Friday, 26 June 2020

'The Mosaic Maze' by Victoria Day

And so we come to the end of the maze, and the beginning - as is the way of mazes. We have penetrated to the heart of the mystery in various ways. The Ghosts & Scholars Book of Mazes (Sarob Press 2020) was of course inspired by 'Mr Humphreys and His Inheritance' by M.R. James, so it's a neat conceit that the final story begins where that tale ended.

Victoria Day's tale begins when a young professor visits the redoubtable Lady Wardrop to discuss an unusual find at a Roman site. The story is couched in the familiar style, with a framing narrative taking place in her ladyship's house while the action is safely located at another remove from the reader. Except that it doesn't quite conform to the cosier definition of a Jamesian tale. 

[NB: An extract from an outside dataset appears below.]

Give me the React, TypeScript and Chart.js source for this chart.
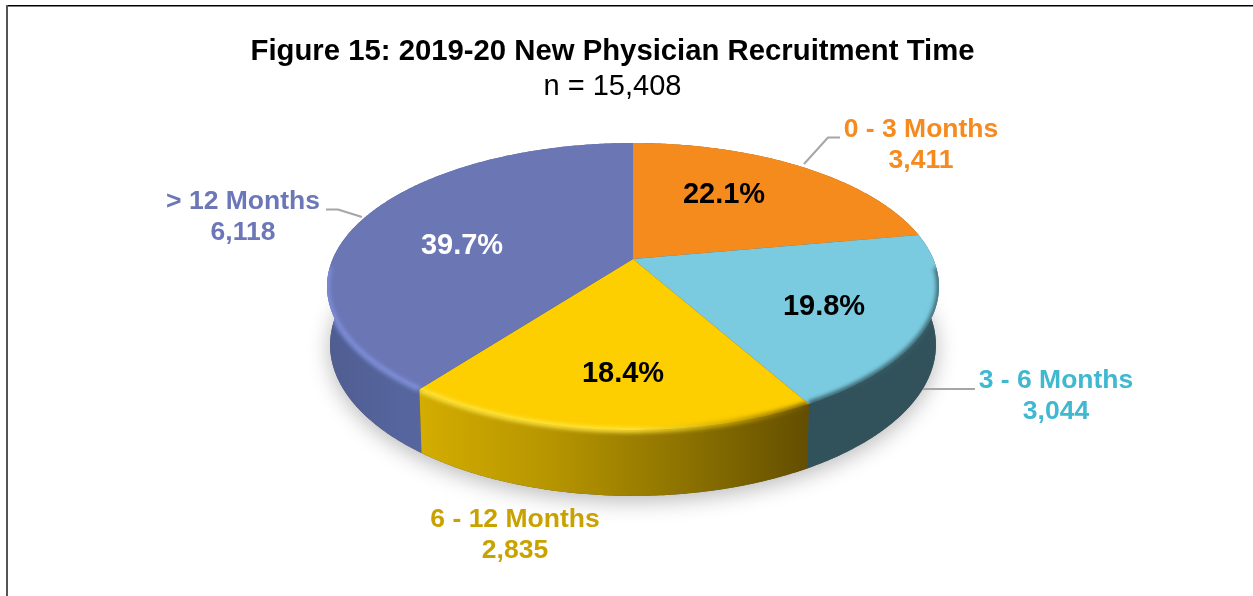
import React, { useEffect, useRef } from "react";
import { Chart, registerables } from "chart.js";

Chart.register(...registerables);

const titleText = "Figure 15: 2019-20 New Physician Recruitment Time";
const subtitleText = "n = 15,408";
const categories = ["0 - 3 Months", "3 - 6 Months", "6 - 12 Months", "> 12 Months"];
const recruits = [3411, 3044, 2835, 6118];
const sliceColors = ["#f48b1c", "#7bcbe0", "#fdce00", "#6b76b5"];
const labelColors = ["#f58a1f", "#3fb8d0", "#c9a200", "#6c77b8"];
const percentColors = ["#000000", "#000000", "#000000", "#ffffff"];

const FONT = '"Liberation Sans", Arial, sans-serif';

// view geometry of the tilted disc
const K = 0.1917;
const top = { cx: 633, cy: 259, a: 300.3, b: 138.2 };
const bottom = { cx: 633, cy: 316, a: 297.3, b: 145.4 };
const project = (g: typeof top, ang: number) => {
  const u = Math.cos(ang);
  const v = Math.sin(ang);
  const w = 1 - K * v;
  return [g.cx + (g.a * u) / w, g.cy + (g.b * v) / w];
};

const labelBoxes = [
  { x: 921, y: 130 },
  { x: 1056, y: 381 },
  { x: 515, y: 520 },
  { x: 243, y: 202 },
];
const percentBoxes = [
  { x: 724, y: 195 },
  { x: 824, y: 307 },
  { x: 623, y: 374 },
  { x: 462, y: 246 },
];
const leaders = [
  [[804, 164], [828, 137.5], [840, 137.5]],
  [[923, 389], [975, 389]],
  [],
  [[326, 209.5], [338, 209.5], [362, 217]],
];

const wallStops = [
  [[0, "#8a5a1c"], [1, "#8a5a1c"]],
  [[0, "#31525b"], [1, "#31525b"]],
  [[0, "#d4ad00"], [0.35, "#b59400"], [0.7, "#8a7000"], [1, "#634e00"]],
  [[0, "#4f5d92"], [0.25, "#56659d"], [1, "#5e6ca8"]],
];
const rimStops = [
  [[0, "#f48b1c"], [1, "#f48b1c"]],
  [[0, "#31525b"], [1, "#3a5f69"]],
  [[0, "#ffe53f"], [0.55, "#ffe53f"], [0.8, "#c9a500"], [1, "#6a5400"]],
  [[0, "#7f90dc"], [1, "#8293de"]],
];

const arcPath = (g: typeof top, from: number, to: number) => {
  const n = Math.max(2, Math.ceil(Math.abs(to - from) / 0.01));
  const pts: number[][] = [];
  for (let i = 0; i <= n; i++) pts.push(project(g, from + ((to - from) * i) / n));
  return pts;
};

const addPoly = (ctx: CanvasRenderingContext2D, pts: number[][], close = true) => {
  pts.forEach((p, i) => (i ? ctx.lineTo(p[0], p[1]) : ctx.moveTo(p[0], p[1])));
  if (close) ctx.closePath();
};
const trace = (ctx: CanvasRenderingContext2D, pts: number[][], close = true) => {
  ctx.beginPath();
  addPoly(ctx, pts, close);
};

const pie3d = {
  id: "pie3d",
  beforeDraw(chart: any) {
    const ctx: CanvasRenderingContext2D = chart.ctx;
    ctx.save();
    ctx.fillStyle = "#ffffff";
    ctx.fillRect(0, 0, chart.width, chart.height);
    ctx.fillStyle = "#000000";
    ctx.fillRect(7, 5, chart.width - 7, 1.5);
    ctx.fillStyle = "#555555";
    ctx.fillRect(6, 5, 2, chart.height - 5);
    ctx.restore();
  },
  beforeDatasetDraw(chart: any, args: any) {
    const ctx: CanvasRenderingContext2D = chart.ctx;
    const arcs = chart.getDatasetMeta(args.index).data;
    ctx.save();

    // soft ground shadow
    ctx.save();
    ctx.shadowColor = "rgba(0,0,0,0.28)";
    ctx.shadowBlur = 22;
    ctx.shadowOffsetY = 5;
    ctx.fillStyle = "#555555";
    trace(ctx, arcPath(bottom, 0, Math.PI * 2));
    ctx.fill();
    ctx.restore();

    // extruded walls
    [0, 3, 1, 2].forEach((i) => {
      const { startAngle: s, endAngle: e } = arcs[i];
      const upper = arcPath(top, s, e);
      const lower = arcPath(bottom, s, e).reverse();
      const xs = upper.map((p) => p[0]).concat(lower.map((p) => p[0]));
      const grad = ctx.createLinearGradient(Math.min(...xs), 0, Math.max(...xs), 0);
      wallStops[i].forEach(([o, c]) => grad.addColorStop(o as number, c as string));
      ctx.fillStyle = grad;
      trace(ctx, upper.concat(lower));
      ctx.fill();
    });

    // top faces
    arcs.forEach((arc: any, i: number) => {
      const pts = [[top.cx, top.cy], ...arcPath(top, arc.startAngle, arc.endAngle)];
      ctx.fillStyle = sliceColors[i];
      trace(ctx, pts);
      ctx.fill();
    });

    // bevel along the near rim, kept inside the solid's outline
    arcs.forEach((arc: any, i: number) => {
      const s = Math.max(arc.startAngle, 0.06);
      const e = Math.min(arc.endAngle, Math.PI - 0.06);
      if (e <= s) return;
      const rim = arcPath(top, s, e);
      const xs = rim.map((p) => p[0]);
      const grad = ctx.createLinearGradient(Math.min(...xs), 0, Math.max(...xs), 0);
      rimStops[i].forEach(([o, c]) => grad.addColorStop(o as number, c as string));
      ctx.save();
      ctx.beginPath();
      addPoly(ctx, [[top.cx, top.cy], ...arcPath(top, arc.startAngle, arc.endAngle)]);
      addPoly(ctx, [
        ...arcPath(top, arc.startAngle, arc.endAngle),
        ...arcPath(bottom, arc.startAngle, arc.endAngle).reverse(),
      ]);
      ctx.clip();
      ctx.filter = "blur(2px)";
      ctx.strokeStyle = grad;
      ctx.lineWidth = 5;
      trace(ctx, rim, false);
      ctx.stroke();
      ctx.restore();
    });
    ctx.restore();
    return false;
  },
  afterDatasetsDraw(chart: any) {
    const ctx: CanvasRenderingContext2D = chart.ctx;
    const total = recruits.reduce((a, b) => a + b, 0);
    ctx.save();
    ctx.textAlign = "center";
    ctx.textBaseline = "middle";
    ctx.lineJoin = "round";
    categories.forEach((name, i) => {
      if (leaders[i].length) {
        ctx.strokeStyle = "#a6a6a6";
        ctx.lineWidth = 2;
        trace(ctx, leaders[i], false);
        ctx.stroke();
      }
      ctx.fillStyle = labelColors[i];
      ctx.font = `bold 26.5px ${FONT}`;
      ctx.fillText(name, labelBoxes[i].x, labelBoxes[i].y);
      ctx.fillText(recruits[i].toLocaleString("en-US"), labelBoxes[i].x, labelBoxes[i].y + 31);
      ctx.fillStyle = percentColors[i];
      ctx.font = `bold 29px ${FONT}`;
      ctx.fillText(`${((recruits[i] / total) * 100).toFixed(1)}%`, percentBoxes[i].x, percentBoxes[i].y);
    });
    ctx.restore();
  },
};

export default function App() {
  const ref = useRef<HTMLCanvasElement>(null);
  useEffect(() => {
    const chart = new Chart(ref.current as HTMLCanvasElement, {
      type: "pie",
      data: {
        labels: categories,
        datasets: [{ data: recruits, backgroundColor: sliceColors, borderWidth: 0 }],
      },
      options: {
        animation: false,
        responsive: false,
        layout: { padding: { right: 28, top: 34 } },
        plugins: {
          legend: { display: false },
          tooltip: { enabled: false },
          title: {
            display: true,
            text: titleText,
            color: "#000000",
            font: { family: FONT, size: 29.3, weight: "bold" },
            padding: { top: 0, bottom: 0 },
          },
          subtitle: {
            display: true,
            text: subtitleText,
            color: "#000000",
            font: { family: FONT, size: 29, weight: "normal" },
            padding: { top: 0, bottom: 0 },
          },
        },
      },
      plugins: [pie3d],
    } as any);
    return () => chart.destroy();
  }, []);
  return (
    <div style={{ position: "absolute", left: 0, top: 0, width: 1253, height: 596, overflow: "hidden" }}>
      <canvas ref={ref} width={1253} height={596} style={{ display: "block" }} />
    </div>
  );
}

The eponymous Roman mosaic has at its heart something genuinely disturbing, an original conception of one of those Old Gods that can seem like a convenient McGuffin. Not so here. In this case the mystery escalates as events grow increasingly horrific, resulting in a nightmarish climax. 'The Roman Mosaic' has the feel of a between-the-wars ghost story by Wakefield, Dickson Carr, or maybe Burrage in one of his grimmer moods. It's a suitably dark and very entertaining finale for a first-rate anthology.

And so we leave the labyrinth, a strange realm where the pathways are kept in good order by Ro Pardoe, but if we stray too far from the right course we encounter - well, who can say? All I can be sure of is that this is one of those books that are definitely worth returning to, a maze I will be exploring again very soon.